De nuevo, Baur explotó con habilidad el sentimiento pro alemán de los mexicanos, en abierta contradicción con la política antifascista del presidente Lázaro Cárdenas. Baur, con orgullo, señalaba la existencia de grupos de choque nazis en México, los "Camisas Doradas" que invocaban como santo patrón nada menos que al general Pancho Villa y que se atrevieron a escenificar una batalla campal, con taxis a guisa de tanques, en el zócalo de la Ciudad de México en 1937.

Bien parecido, activo y atractivo, Baur llegaba a los cincuenta y cinco años al concluir la Segunda Guerra Mundial en 1945, en medio de los escombros del Tercer Reich. Es cuando viajó por primera vez desde que la abandonó en 1915, a su patria alemana en ruinas. Durante el conflicto se defendió con vigor, habiendo México entrado a la guerra, del estigma de extranjero indeseable. No fue deportado pero, como todos los alemanes que permanecieron en México, fue objeto de sospecha oficial y reclusión domiciliaria. Al filo de la derrota nazi, México, por invitación de los Aliados, permitió a Baur viajar a Alemania como auxiliar técnico -doble espía, en realidad- en la filtración objetiva de nazis útiles e inútiles, perdonables o condenables. Recorrió con pasaporte suizo las zonas ocupadas y las que aún obedecían, agónicas, al Reich. De este "filtro" salieron, oportunamente, como es sabido, científicos alemanes a Rusia por un lado y a los Estados Unidos por el otro.

De vuelta en México, Emil Baur hizo dos cosas a tiempo. Se recluyó en una extraña mansión neogótica o victoriana aislada en medio del desierto y mandó traer una esposa del grupo menonita de Chihuahua.
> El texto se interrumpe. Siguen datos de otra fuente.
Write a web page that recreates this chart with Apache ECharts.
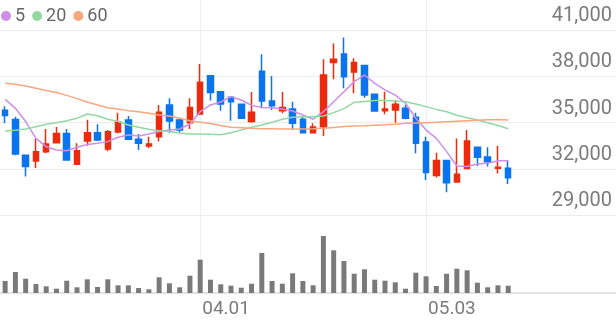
<!DOCTYPE html>
<html>
<head>
<meta charset="utf-8">
<script src="https://cdn.jsdelivr.net/npm/echarts@6/dist/echarts.min.js"></script>
<style>html,body{margin:0;padding:0;background:#fff;}#c{width:616px;height:321px;}</style>
</head>
<body>
<div id="c"></div>
<script>
const dates = ['03.05','03.06','03.07','03.08','03.11','03.12','03.13','03.14','03.15','03.18',
  '03.19','03.20','03.21','03.22','03.25','03.26','03.27','03.28','03.29','04.01',
  '04.02','04.03','04.04','04.05','04.08','04.09','04.11','04.12','04.15','04.16',
  '04.17','04.18','04.19','04.22','04.23','04.24','04.25','04.26','04.29','04.30',
  '05.02','05.03','05.07','05.08','05.09','05.10','05.13','05.14','05.16','05.17'];
const tickLabels = ['04.01','05.03'];
const priceTicks = [29000, 32000, 35000, 38000, 41000];

const opens  = [35800,35200,32870,32500,33110,33690,34280,32290,33800,34340,
  33280,34380,35160,33910,33480,34080,36140,35160,34990,35550,
  38040,37000,36630,36180,35060,38320,36400,35770,35880,35210,
  34340,34730,38900,39440,38280,38690,36830,35770,35810,35920,
  35340,33740,31570,32530,31140,32010,33390,32760,32030,32030];
const closes = [35450,32950,32140,33110,33600,34280,32570,33170,34340,33870,
  34400,35030,33910,33650,33610,35660,35100,34510,35980,37610,
  36940,36200,36350,35270,35660,36400,36090,35980,34950,34340,
  34710,38080,39100,37970,38900,36780,35750,35880,36180,35270,
  33650,31750,32530,31100,31640,33800,32740,32460,32090,31420];
const lows   = [34950,32870,31490,32050,33000,33650,32520,32240,33500,33800,
  33150,34300,33870,33220,33350,33760,34340,34340,34580,35490,
  36420,35770,35120,35230,34990,35920,35810,35600,34510,34300,
  34300,34130,37800,37220,36890,36610,35700,35530,34990,35210,
  33000,31270,31440,30470,31100,31960,32180,32140,31700,31010];
const highs  = [36050,35380,32920,33950,34580,34710,34580,33650,35180,34880,
  34510,35640,35420,34250,34080,36140,36570,35270,36570,38800,
  38060,37040,36680,36240,36980,39420,38020,36980,36350,35420,
  34950,39100,40130,40520,39160,38730,36850,37000,36460,36140,
  35640,34080,33040,32550,33970,34510,33430,33390,33500,32570];

const ma5  = [36500,35920,35060,33970,33430,33220,33170,33390,33580,33650,
  33760,34040,34190,34130,34260,34410,34510,34580,34900,35700,
  36140,36330,36680,36460,36110,35980,35960,35880,35750,35490,
  35210,35700,36350,37000,37650,38080,37540,37110,36780,36250,
  35270,34510,33970,33110,32180,32140,32310,32350,32520,32520];
const ma20 = [34450,34490,34580,34730,34880,34990,35120,35270,35550,35440,
  35210,35060,34840,34690,34560,34470,34410,34320,34260,34260,
  34230,34210,34340,34510,34690,34840,35010,35210,35340,35380,
  35380,35420,35640,35900,36310,36370,36420,36420,36400,36350,
  36200,36030,35850,35700,35470,35310,35160,34990,34800,34600];
const ma60 = [37540,37480,37370,37220,37070,36940,36760,36550,36330,36140,
  35960,35880,35770,35700,35600,35490,35420,35270,35120,35020,
  34940,34810,34690,34660,34620,34600,34590,34580,34580,34580,
  34600,34630,34680,34740,34770,34790,34820,34850,34880,34950,
  34970,34990,35010,35050,35080,35110,35140,35180,35200,35160];

const volumes = [120000,210000,143000,90000,67000,43000,123000,57000,137000,60000,
  137000,77000,77000,50000,37000,157000,97000,57000,173000,333000,
  133000,87000,73000,53000,93000,400000,120000,93000,197000,120000,
  77000,570000,427000,320000,193000,237000,133000,123000,107000,43000,
  203000,167000,70000,193000,243000,227000,103000,57000,77000,73000];

const candles = dates.map((d, i) => [opens[i], closes[i], lows[i], highs[i]]);

const chart = echarts.init(document.getElementById('c'), null, {renderer: 'canvas'});
const SLOTS_MAX = 59;
chart.setOption({
  animation: false,
  backgroundColor: '#ffffff',
  legend: {
    left: 1, top: 7, padding: 0, itemGap: 7,
    icon: 'circle', itemWidth: 10, itemHeight: 10,
    textStyle: {fontSize: 18, color: '#666666', fontFamily: 'Roboto', padding: [0,0,0,-1]},
    data: ['5', '20', '60']
  },
  grid: [
    {left: 0, right: 0, top: 30, height: 185},
    {left: 0, right: 0, top: 225, bottom: 28},
    {left: 5.133, right: 5.133, top: 0, bottom: 28}
  ],
  xAxis: [
    {type: 'category', gridIndex: 0, data: dates, max: SLOTS_MAX, boundaryGap: true,
     axisLine: {show: false}, axisTick: {show: false}, axisLabel: {show: false}, splitLine: {show: false}},
    {type: 'category', gridIndex: 1, data: dates, max: SLOTS_MAX, boundaryGap: true,
     axisLine: {show: true, lineStyle: {color: '#e3e3e3', width: 2}}, axisTick: {show: false},
     axisLabel: {show: false}, splitLine: {show: false}},
    {type: 'category', gridIndex: 2, data: dates, max: SLOTS_MAX, boundaryGap: false,
     axisLine: {show: false}, axisTick: {show: false},
     axisLabel: {show: true, interval: (i, v) => tickLabels.includes(v), align: 'left', margin: 7,
       fontSize: 19, color: '#7b7b7b', fontFamily: 'Roboto', padding: [0,0,0,2]},
     splitLine: {show: true, interval: (i, v) => tickLabels.includes(v), lineStyle: {color: '#efefef', width: 1}}}
  ],
  yAxis: [
    {type: 'value', gridIndex: 0, position: 'right', min: priceTicks[0], max: priceTicks[priceTicks.length-1], interval: 3000,
     axisLine: {show: false}, axisTick: {show: false},
     splitLine: {show: true, lineStyle: {color: '#ececec', width: 1}},
     axisLabel: {inside: true, margin: 4, fontSize: 20, color: '#7b7b7b', fontFamily: 'Roboto',
       verticalAlign: 'bottom', padding: [0,0,4,0],
       formatter: v => v.toLocaleString('en-US')}},
    {type: 'value', gridIndex: 1, min: 0, max: 680000, show: false},
    {type: 'value', gridIndex: 2, min: 0, max: 1, show: false}
  ],
  series: [
    {type: 'candlestick', name: 'price', xAxisIndex: 0, yAxisIndex: 0, data: candles, barWidth: 6,
     itemStyle: {color: '#ec2a0d', color0: '#0a74ee', borderColor: '#ec2a0d', borderColor0: '#0a74ee', borderWidth: 1.5}},
    {type: 'line', name: '5', xAxisIndex: 0, yAxisIndex: 0, data: ma5, showSymbol: false, symbol: 'none',
     color: '#cf8de9', lineStyle: {color: '#cf8de9', width: 1.5}},
    {type: 'line', name: '20', xAxisIndex: 0, yAxisIndex: 0, data: ma20, showSymbol: false, symbol: 'none',
     color: '#93d8a3', lineStyle: {color: '#93d8a3', width: 1.5}},
    {type: 'line', name: '60', xAxisIndex: 0, yAxisIndex: 0, data: ma60, showSymbol: false, symbol: 'none',
     color: '#f9a57e', lineStyle: {color: '#f9a57e', width: 1.5}},
    {type: 'bar', name: 'vol', xAxisIndex: 1, yAxisIndex: 1, data: volumes, barWidth: 5,
     itemStyle: {color: '#7a7a7a'}}
  ]
});
</script>
</body>
</html>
Los menonitas se originaron en Holanda, en Suiza y Alemania, pero sobre todo en la Rusia zarista, de donde se autoexiliaron para no cumplir servicio militar, prohibido por su religión. Emigraron a los Estados Unidos pero allí se les prohibió hablar ruso o alemán a fin de fundirlos cuanto antes en la hirviente caldera común de la nación americana.